Quote the data below in full, minus the images.

↓

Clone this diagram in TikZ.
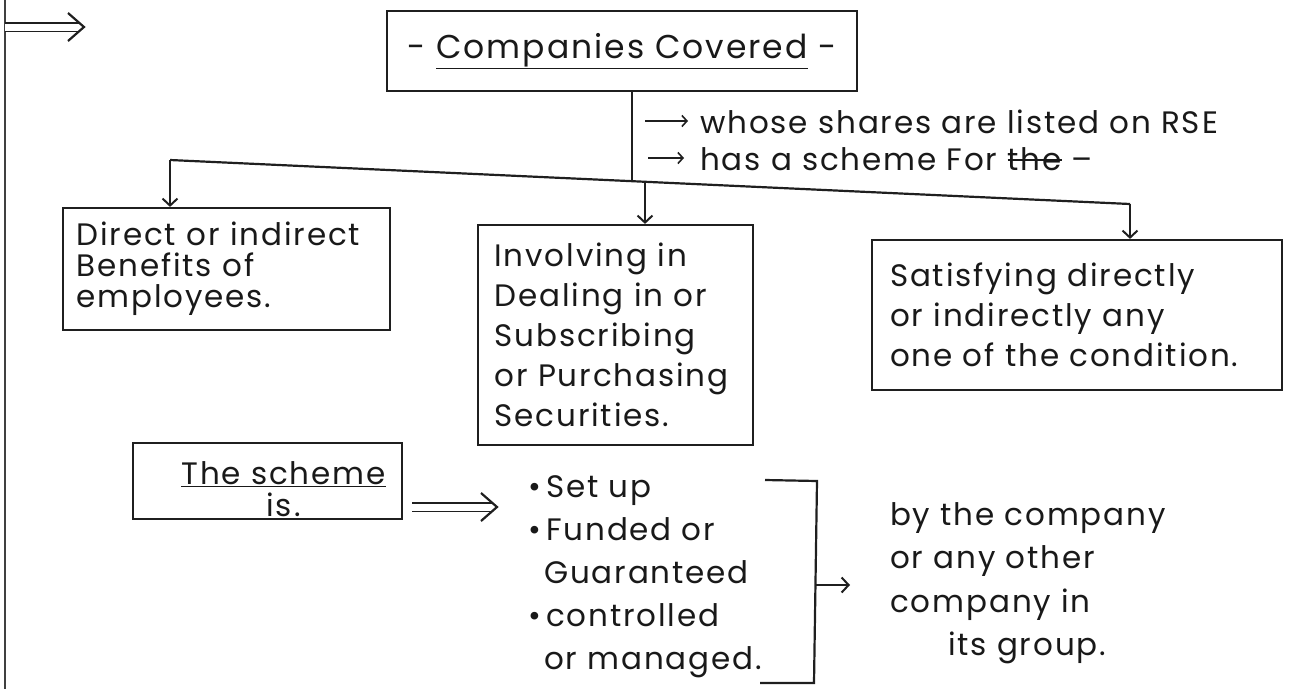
\documentclass[tikz,border=0pt]{standalone}
\usepackage{fontspec}
\setmainfont{Poppins}[LetterSpace=6]
\usetikzlibrary{arrows.meta}
\newcommand\mystrike[1]{\setbox0\hbox{#1}\rlap{\rule[0.3em]{\wd0}{1.6pt}}#1}
\begin{document}
\begin{tikzpicture}[x=1pt,y=-1pt,
  ink/.style={line width=2.2pt, draw=black!88},
  tip/.style={ink, -{Straight Barb[length=7pt,width=15pt,line width=2pt]}},
  smalltip/.style={line width=1.6pt, draw=black!88, -{Straight Barb[length=5pt,width=11pt,line width=1.6pt]}},
  dbl/.style={draw=black!88, line width=1.8pt, double, double distance=7pt},
  head/.style={ink, line join=miter},
  boxed/.style={ink, rectangle, inner sep=0pt, align=left},
  txt/.style={font=\fontsize{31}{31}\selectfont, text=black!90},
]
\useasboundingbox (0,0) rectangle (1293,689);
% page edge
\draw[line width=2pt, draw=black!75] (5,0) -- (5,689);
% top-left double arrow
\coordinate (da1) at (5,27);
\coordinate (da2) at (84,27);
\draw[dbl] (da1) -- ([xshift=-4pt]da2);
\draw[head] ([shift={(-16,-14)}]da2) -- (da2) -- ([shift={(-16,14)}]da2);

% title
\node[boxed, txt, minimum width=470pt, minimum height=80pt, align=center, font=\fontsize{33}{36}\selectfont] (title) at (622,51)
  {- \underline{Companies Covered} -};

% junction line
\coordinate (L) at (170,160);
\coordinate (J) at (632,181);
\coordinate (M) at (645,181.6);
\coordinate (R) at (1130,204);
\draw[ink] (title.south -| J) -- (J);
\draw[ink] (L) -- (R);

% labels under title
\coordinate (a1s) at (645,121);
\coordinate (a1e) at (688,121);
\coordinate (a2s) at (648,158);
\coordinate (a2e) at (684,158);
\draw[smalltip] (a1s) -- (a1e);
\draw[smalltip] (a2s) -- (a2e);
\node[txt, anchor=base west, inner sep=0pt] (l1) at (700,133) {whose shares are listed on RSE};
\node[txt, anchor=base west, inner sep=0pt] (l2) at (700,170) {has a scheme For \mystrike{the} –};

% boxes
\node[boxed, txt, minimum width=327pt, minimum height=122pt, text width=300pt] (b1) at (226.5,269)
  {Direct or indirect\\Benefits of\\employees.};
\node[boxed, txt, minimum width=275pt, minimum height=220pt, text width=242pt, font=\fontsize{31}{40}\selectfont] (b2) at (615.5,335)
  {Involving in\\Dealing in or\\Subscribing\\or Purchasing\\Securities.};
\node[boxed, txt, minimum width=410pt, minimum height=150pt, text width=374pt, font=\fontsize{31}{40}\selectfont] (b3) at (1077,315)
  {Satisfying directly\\or indirectly any\\one of the condition.};

\draw[tip] (L) -- (L |- b1.north);
\draw[tip] (M) -- (M |- b2.north);
\draw[tip] (R) -- (R |- b3.north);

% the scheme box
\node[boxed, txt, minimum width=269pt, anchor=north, align=center, font=\fontsize{31}{32}\selectfont] (b4) at (267.5,442)
  {\hspace*{32pt}\rule{0pt}{41pt}\underline{The scheme}\\\hspace*{32pt}\rule[-3pt]{0pt}{3pt}is.};
\coordinate (da3s) at (412,507);
\coordinate (da3) at (497,507);
\draw[dbl] (da3s) -- ([xshift=-4pt]da3);
\draw[head] ([shift={(-16,-14)}]da3) -- (da3) -- ([shift={(-16,14)}]da3);

% list
\node[txt, anchor=base west, inner sep=0pt, align=left, font=\fontsize{31}{43}\selectfont] (list) at (528,669)
  {\textbullet\,Set up\\\textbullet\,Funded or\\\hspace*{16pt}Guaranteed\\\textbullet\,controlled\\\hspace*{16pt}or managed.};

% bracket
\coordinate (k1) at (765,480);
\coordinate (k2) at (817,481);
\coordinate (k3) at (814,683);
\coordinate (k4) at (760,683);
\draw[ink] (k1) -- (k2) -- (k3) -- (k4);
\coordinate (km) at (815.5,585);
\coordinate (ke) at (850,585);
\draw[tip] (km) -- (ke);

% right text
\node[txt, anchor=base west, inner sep=0pt, align=left, font=\fontsize{31}{43.5}\selectfont] (grp) at (890,655.5)
  {by the company\\or any other\\company in\\\hspace*{58pt}its group.};
\end{tikzpicture}
\end{document}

↑

RESPONSE TO THE EXERCISE:
Clone this diagram in TikZ.
\documentclass[tikz,border=0pt]{standalone}
\usepackage{fontspec}
\setmainfont{Poppins}[LetterSpace=6]
\usetikzlibrary{arrows.meta}
\newcommand\mystrike[1]{\setbox0\hbox{#1}\rlap{\rule[0.3em]{\wd0}{1.6pt}}#1}
\begin{document}
\begin{tikzpicture}[x=1pt,y=-1pt,
  ink/.style={line width=2.2pt, draw=black!88},
  tip/.style={ink, -{Straight Barb[length=7pt,width=15pt,line width=2pt]}},
  smalltip/.style={line width=1.6pt, draw=black!88, -{Straight Barb[length=5pt,width=11pt,line width=1.6pt]}},
  dbl/.style={draw=black!88, line width=1.8pt, double, double distance=7pt},
  head/.style={ink, line join=miter},
  boxed/.style={ink, rectangle, inner sep=0pt, align=left},
  txt/.style={font=\fontsize{31}{31}\selectfont, text=black!90},
]
\useasboundingbox (0,0) rectangle (1293,689);
% page edge
\draw[line width=2pt, draw=black!75] (5,0) -- (5,689);
% top-left double arrow
\coordinate (da1) at (5,27);
\coordinate (da2) at (84,27);
\draw[dbl] (da1) -- ([xshift=-4pt]da2);
\draw[head] ([shift={(-16,-14)}]da2) -- (da2) -- ([shift={(-16,14)}]da2);

% title
\node[boxed, txt, minimum width=470pt, minimum height=80pt, align=center, font=\fontsize{33}{36}\selectfont] (title) at (622,51)
  {- \underline{Companies Covered} -};

% junction line
\coordinate (L) at (170,160);
\coordinate (J) at (632,181);
\coordinate (M) at (645,181.6);
\coordinate (R) at (1130,204);
\draw[ink] (title.south -| J) -- (J);
\draw[ink] (L) -- (R);

% labels under title
\coordinate (a1s) at (645,121);
\coordinate (a1e) at (688,121);
\coordinate (a2s) at (648,158);
\coordinate (a2e) at (684,158);
\draw[smalltip] (a1s) -- (a1e);
\draw[smalltip] (a2s) -- (a2e);
\node[txt, anchor=base west, inner sep=0pt] (l1) at (700,133) {whose shares are listed on RSE};
\node[txt, anchor=base west, inner sep=0pt] (l2) at (700,170) {has a scheme For \mystrike{the} –};

% boxes
\node[boxed, txt, minimum width=327pt, minimum height=122pt, text width=300pt] (b1) at (226.5,269)
  {Direct or indirect\\Benefits of\\employees.};
\node[boxed, txt, minimum width=275pt, minimum height=220pt, text width=242pt, font=\fontsize{31}{40}\selectfont] (b2) at (615.5,335)
  {Involving in\\Dealing in or\\Subscribing\\or Purchasing\\Securities.};
\node[boxed, txt, minimum width=410pt, minimum height=150pt, text width=374pt, font=\fontsize{31}{40}\selectfont] (b3) at (1077,315)
  {Satisfying directly\\or indirectly any\\one of the condition.};

\draw[tip] (L) -- (L |- b1.north);
\draw[tip] (M) -- (M |- b2.north);
\draw[tip] (R) -- (R |- b3.north);

% the scheme box
\node[boxed, txt, minimum width=269pt, anchor=north, align=center, font=\fontsize{31}{32}\selectfont] (b4) at (267.5,442)
  {\hspace*{32pt}\rule{0pt}{41pt}\underline{The scheme}\\\hspace*{32pt}\rule[-3pt]{0pt}{3pt}is.};
\coordinate (da3s) at (412,507);
\coordinate (da3) at (497,507);
\draw[dbl] (da3s) -- ([xshift=-4pt]da3);
\draw[head] ([shift={(-16,-14)}]da3) -- (da3) -- ([shift={(-16,14)}]da3);

% list
\node[txt, anchor=base west, inner sep=0pt, align=left, font=\fontsize{31}{43}\selectfont] (list) at (528,669)
  {\textbullet\,Set up\\\textbullet\,Funded or\\\hspace*{16pt}Guaranteed\\\textbullet\,controlled\\\hspace*{16pt}or managed.};

% bracket
\coordinate (k1) at (765,480);
\coordinate (k2) at (817,481);
\coordinate (k3) at (814,683);
\coordinate (k4) at (760,683);
\draw[ink] (k1) -- (k2) -- (k3) -- (k4);
\coordinate (km) at (815.5,585);
\coordinate (ke) at (850,585);
\draw[tip] (km) -- (ke);

% right text
\node[txt, anchor=base west, inner sep=0pt, align=left, font=\fontsize{31}{43.5}\selectfont] (grp) at (890,655.5)
  {by the company\\or any other\\company in\\\hspace*{58pt}its group.};
\end{tikzpicture}
\end{document}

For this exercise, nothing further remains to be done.